Gather all lines in the records below that include the word "source".

▸ **Exercise material**
((

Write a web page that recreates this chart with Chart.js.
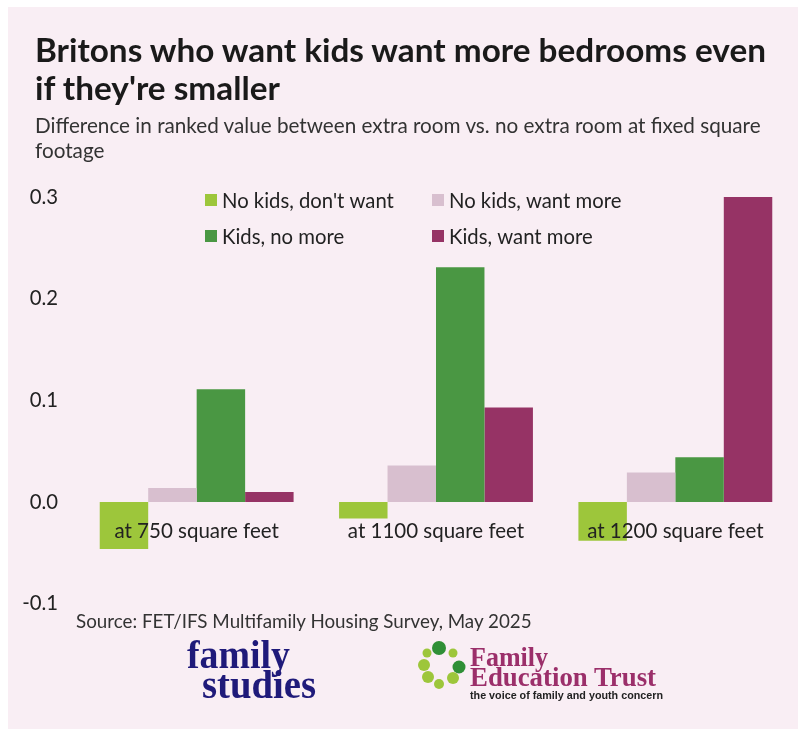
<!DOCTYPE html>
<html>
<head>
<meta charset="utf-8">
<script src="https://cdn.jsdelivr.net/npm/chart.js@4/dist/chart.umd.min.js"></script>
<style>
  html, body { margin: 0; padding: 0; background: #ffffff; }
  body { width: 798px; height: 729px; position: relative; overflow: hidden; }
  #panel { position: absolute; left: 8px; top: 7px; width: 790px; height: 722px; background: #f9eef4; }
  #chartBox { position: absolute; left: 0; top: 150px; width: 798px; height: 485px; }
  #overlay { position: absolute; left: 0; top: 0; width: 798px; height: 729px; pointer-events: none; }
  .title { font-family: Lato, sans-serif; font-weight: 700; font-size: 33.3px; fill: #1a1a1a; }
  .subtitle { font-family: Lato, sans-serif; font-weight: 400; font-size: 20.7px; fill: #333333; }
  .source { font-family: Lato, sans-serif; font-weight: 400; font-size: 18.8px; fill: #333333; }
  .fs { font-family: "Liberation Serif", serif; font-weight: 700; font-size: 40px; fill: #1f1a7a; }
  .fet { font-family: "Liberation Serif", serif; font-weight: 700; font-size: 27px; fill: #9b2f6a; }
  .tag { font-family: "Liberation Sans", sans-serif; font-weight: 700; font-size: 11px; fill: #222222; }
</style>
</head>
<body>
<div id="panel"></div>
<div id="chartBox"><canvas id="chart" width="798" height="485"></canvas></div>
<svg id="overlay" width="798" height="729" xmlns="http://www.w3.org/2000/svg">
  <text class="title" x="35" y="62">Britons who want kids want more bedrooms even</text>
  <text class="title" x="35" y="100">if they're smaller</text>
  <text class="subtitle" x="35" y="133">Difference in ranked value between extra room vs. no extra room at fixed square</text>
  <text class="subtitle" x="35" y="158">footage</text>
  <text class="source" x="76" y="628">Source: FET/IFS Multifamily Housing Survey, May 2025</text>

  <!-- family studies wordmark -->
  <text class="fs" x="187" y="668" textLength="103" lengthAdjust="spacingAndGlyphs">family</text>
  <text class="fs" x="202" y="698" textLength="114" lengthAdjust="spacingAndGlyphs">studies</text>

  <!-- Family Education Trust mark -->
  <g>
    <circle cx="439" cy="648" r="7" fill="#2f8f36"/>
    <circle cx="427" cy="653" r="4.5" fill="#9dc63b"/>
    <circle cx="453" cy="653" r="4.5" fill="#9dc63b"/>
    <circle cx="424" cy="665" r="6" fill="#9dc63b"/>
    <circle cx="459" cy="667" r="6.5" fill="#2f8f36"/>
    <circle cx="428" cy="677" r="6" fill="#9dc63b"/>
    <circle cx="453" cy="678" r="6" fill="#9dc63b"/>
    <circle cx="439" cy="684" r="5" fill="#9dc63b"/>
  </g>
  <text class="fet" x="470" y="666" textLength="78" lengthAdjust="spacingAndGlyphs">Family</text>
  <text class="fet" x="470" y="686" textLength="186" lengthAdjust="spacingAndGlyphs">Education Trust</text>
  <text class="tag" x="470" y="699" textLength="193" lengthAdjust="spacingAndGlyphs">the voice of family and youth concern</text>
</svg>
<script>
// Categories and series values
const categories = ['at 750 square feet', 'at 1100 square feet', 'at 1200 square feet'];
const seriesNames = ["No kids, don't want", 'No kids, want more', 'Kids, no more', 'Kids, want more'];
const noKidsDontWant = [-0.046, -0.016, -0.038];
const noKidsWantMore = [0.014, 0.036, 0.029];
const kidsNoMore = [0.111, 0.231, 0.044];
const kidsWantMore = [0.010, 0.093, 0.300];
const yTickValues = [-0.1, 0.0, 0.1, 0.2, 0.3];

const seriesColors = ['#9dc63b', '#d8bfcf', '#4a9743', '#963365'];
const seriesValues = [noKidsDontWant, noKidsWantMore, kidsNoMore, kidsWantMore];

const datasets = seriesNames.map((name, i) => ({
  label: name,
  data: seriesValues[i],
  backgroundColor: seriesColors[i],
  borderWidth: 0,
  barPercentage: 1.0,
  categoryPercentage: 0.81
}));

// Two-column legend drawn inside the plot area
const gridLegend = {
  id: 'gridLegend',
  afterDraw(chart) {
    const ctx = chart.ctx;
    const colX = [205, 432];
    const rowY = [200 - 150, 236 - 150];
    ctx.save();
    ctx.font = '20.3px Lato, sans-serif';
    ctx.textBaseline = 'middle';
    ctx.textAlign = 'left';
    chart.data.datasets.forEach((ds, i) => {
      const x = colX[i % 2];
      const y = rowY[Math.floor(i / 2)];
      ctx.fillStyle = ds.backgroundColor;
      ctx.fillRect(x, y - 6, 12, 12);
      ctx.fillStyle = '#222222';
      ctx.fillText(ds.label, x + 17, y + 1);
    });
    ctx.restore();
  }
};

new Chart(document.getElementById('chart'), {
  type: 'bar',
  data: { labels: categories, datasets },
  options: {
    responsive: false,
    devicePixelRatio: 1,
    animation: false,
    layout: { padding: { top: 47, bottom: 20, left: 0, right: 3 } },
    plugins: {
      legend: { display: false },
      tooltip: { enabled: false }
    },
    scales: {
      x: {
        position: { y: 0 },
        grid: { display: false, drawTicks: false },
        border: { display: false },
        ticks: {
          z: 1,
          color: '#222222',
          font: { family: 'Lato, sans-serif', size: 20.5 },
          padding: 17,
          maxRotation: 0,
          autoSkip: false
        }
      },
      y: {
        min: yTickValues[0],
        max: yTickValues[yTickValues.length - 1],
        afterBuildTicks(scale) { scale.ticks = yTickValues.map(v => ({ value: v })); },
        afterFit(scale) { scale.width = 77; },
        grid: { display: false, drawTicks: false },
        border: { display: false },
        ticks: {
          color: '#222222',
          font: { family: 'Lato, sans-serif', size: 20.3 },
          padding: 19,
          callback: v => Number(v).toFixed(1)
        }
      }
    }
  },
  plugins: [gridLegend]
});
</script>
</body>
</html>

))
((

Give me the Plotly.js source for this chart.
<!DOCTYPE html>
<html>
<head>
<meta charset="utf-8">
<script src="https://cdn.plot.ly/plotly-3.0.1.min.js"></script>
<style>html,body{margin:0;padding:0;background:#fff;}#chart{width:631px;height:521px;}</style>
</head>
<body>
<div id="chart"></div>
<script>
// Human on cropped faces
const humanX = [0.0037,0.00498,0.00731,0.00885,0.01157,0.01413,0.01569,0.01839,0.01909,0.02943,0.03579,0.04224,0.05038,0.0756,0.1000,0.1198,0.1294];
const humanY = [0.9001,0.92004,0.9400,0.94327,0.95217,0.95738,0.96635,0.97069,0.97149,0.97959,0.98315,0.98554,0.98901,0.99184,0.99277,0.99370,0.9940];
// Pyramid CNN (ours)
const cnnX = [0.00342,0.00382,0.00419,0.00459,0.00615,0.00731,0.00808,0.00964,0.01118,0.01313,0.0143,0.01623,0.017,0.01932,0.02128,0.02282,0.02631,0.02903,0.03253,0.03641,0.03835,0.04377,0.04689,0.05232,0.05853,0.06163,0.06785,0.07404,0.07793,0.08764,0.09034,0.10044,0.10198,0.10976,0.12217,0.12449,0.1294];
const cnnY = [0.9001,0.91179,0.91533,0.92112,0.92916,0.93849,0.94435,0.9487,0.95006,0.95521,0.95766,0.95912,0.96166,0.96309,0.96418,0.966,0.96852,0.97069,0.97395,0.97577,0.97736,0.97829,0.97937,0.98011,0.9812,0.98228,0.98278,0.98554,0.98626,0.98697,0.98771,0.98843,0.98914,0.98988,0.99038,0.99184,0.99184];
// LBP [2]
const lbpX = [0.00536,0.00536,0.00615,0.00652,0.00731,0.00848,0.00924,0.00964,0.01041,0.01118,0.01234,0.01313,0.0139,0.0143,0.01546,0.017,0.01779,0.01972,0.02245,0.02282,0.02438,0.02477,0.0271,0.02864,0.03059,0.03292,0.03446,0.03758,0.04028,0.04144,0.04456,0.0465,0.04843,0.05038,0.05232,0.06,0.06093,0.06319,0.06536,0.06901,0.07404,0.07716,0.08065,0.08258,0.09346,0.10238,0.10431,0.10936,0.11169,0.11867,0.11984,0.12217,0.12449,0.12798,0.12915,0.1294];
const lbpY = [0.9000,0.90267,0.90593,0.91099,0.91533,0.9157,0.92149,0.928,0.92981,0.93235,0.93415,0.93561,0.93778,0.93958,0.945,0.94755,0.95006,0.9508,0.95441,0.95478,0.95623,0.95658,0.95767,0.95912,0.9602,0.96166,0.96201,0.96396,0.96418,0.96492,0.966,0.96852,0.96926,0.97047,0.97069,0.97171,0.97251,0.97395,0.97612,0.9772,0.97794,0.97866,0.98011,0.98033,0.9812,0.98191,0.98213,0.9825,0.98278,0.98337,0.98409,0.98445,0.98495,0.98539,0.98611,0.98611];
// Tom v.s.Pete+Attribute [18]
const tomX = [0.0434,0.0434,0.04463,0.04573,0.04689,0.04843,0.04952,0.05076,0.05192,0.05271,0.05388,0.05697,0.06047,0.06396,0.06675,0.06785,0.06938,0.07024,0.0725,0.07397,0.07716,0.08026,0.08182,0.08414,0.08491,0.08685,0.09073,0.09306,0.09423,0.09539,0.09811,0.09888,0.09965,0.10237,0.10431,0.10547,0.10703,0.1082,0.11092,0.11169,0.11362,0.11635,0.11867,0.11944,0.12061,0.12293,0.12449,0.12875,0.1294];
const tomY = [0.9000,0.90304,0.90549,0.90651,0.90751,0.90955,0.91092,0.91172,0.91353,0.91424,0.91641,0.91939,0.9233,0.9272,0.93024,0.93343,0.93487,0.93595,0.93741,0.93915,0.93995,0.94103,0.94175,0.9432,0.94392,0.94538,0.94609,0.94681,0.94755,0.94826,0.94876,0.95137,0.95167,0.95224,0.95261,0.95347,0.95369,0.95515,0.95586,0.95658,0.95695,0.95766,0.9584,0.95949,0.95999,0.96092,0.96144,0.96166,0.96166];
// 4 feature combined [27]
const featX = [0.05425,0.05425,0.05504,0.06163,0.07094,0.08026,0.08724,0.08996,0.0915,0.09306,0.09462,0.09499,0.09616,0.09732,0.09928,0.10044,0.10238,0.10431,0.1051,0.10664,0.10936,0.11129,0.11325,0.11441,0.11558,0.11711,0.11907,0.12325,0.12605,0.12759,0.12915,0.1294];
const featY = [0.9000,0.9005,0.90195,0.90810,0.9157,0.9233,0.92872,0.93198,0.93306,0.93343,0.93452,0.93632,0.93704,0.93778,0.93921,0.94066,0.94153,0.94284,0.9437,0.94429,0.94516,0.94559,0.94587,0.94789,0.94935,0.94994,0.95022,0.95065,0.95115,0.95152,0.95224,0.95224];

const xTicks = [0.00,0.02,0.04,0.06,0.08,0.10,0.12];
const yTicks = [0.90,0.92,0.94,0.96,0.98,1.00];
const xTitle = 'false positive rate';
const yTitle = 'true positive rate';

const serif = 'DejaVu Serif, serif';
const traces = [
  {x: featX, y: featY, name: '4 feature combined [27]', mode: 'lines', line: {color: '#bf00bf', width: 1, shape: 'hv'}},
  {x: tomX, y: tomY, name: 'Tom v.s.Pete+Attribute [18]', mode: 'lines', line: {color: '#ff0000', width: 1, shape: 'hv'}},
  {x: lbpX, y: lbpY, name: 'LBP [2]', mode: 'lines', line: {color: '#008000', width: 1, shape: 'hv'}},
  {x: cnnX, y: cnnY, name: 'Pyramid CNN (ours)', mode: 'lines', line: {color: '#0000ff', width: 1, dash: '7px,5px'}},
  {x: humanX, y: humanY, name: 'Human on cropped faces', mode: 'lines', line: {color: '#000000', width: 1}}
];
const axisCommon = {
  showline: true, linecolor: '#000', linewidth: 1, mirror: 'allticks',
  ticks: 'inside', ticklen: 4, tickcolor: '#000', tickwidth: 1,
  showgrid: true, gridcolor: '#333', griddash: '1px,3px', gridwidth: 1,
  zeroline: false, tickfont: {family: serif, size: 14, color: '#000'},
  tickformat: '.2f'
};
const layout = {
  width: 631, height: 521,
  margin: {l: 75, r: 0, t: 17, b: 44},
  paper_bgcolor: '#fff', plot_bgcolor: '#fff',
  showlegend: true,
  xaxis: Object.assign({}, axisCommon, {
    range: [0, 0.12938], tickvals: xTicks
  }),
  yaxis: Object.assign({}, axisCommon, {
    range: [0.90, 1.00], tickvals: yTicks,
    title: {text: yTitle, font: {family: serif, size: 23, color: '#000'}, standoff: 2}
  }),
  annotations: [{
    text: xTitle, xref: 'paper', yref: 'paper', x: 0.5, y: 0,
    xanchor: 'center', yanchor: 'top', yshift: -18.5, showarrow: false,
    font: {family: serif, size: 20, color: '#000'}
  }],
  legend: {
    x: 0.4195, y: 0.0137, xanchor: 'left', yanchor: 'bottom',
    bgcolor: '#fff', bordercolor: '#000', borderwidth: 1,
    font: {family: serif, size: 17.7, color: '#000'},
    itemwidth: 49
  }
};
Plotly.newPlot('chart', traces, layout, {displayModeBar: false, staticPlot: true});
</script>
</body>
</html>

))

▸ **Result of the exercise**
  .source { font-family: Lato, sans-serif; font-weight: 400; font-size: 18.8px; fill: #333333; }
  <text class="source" x="76" y="628">Source: FET/IFS Multifamily Housing Survey, May 2025</text>
Give me the Plotly.js source for this chart.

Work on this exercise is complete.